Ces deux phénomènes remettent en question le processus de réforme politique mené par la dirigeante de facto Aung San Suu Kyi et la LND. Depuis leur victoire écrasante en 2015, Aung San Suu Kyi et la LND peinent en effet à répondre aux attentes particulièrement élevées des acteurs nationaux et internationaux en matière d’évolution démocratique. La lenteur du processus de paix inquiète les citoyens du Myanmar qui se posent la question de l’instauration d’une paix durable et de la réalité des dividendes de la paix liés à l’ACN. La crise des Rohingya a exacerbé les tensions sociales dans d’autres localités du pays, au-delà de l’État de Rakhine. Les critiques portées par la communauté internationale contre l’inaction du gouvernement d’Aung San Suu Kyi dans l’État de Rakhine ainsi que celles concernant la réduction du rôle de la société civile et des partis politiques dans la prise de décision politique ont encore compliqué la situation. De nombreux spécialistes estiment donc que les élections de 2020 se tiendront dans un Myanmar profondément divisé.
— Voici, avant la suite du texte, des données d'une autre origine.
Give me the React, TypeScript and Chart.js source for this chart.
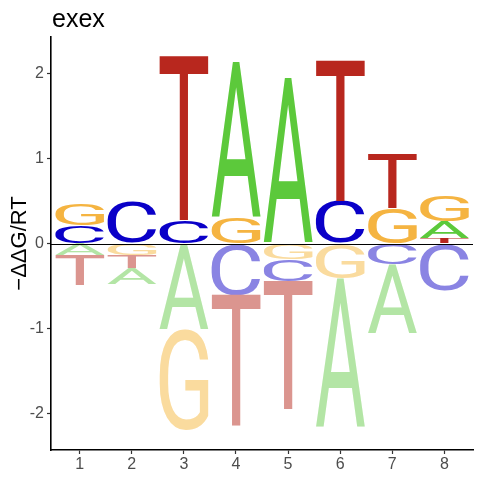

Alors que la lutte contre les tensions sociales pose de nombreux défis, il existe une multitude d’initiatives déployées au niveau du pays, des états, des localités et des villages qui promeuvent la diversité contre les divisions. Des processus et des projets à la fois formels et informels sont ainsi mis en place pour soutenir la pluralité et la cohésion sociale dans l’ensemble du pays. Cela inclut le dialogue interconfessionnel, le dépassement de la barrière de la langue, la lutte contre les messages de haine publiés sur Facebook et les autres réseaux sociaux, ainsi que la promotion des échanges entre les communautés ethniques, linguistiques et religieuses, et au sein même de celles-ci. Aujourd’hui, il est plus que jamais nécessaire d’informer et de soutenir les initiatives qui s’opposent aux discours clivants et encouragent l’expression des voix modérées; sur les questions d’identité nationale et sur ce qu’être le Myanmar signifie, surtout à l’approche des élections de 2020.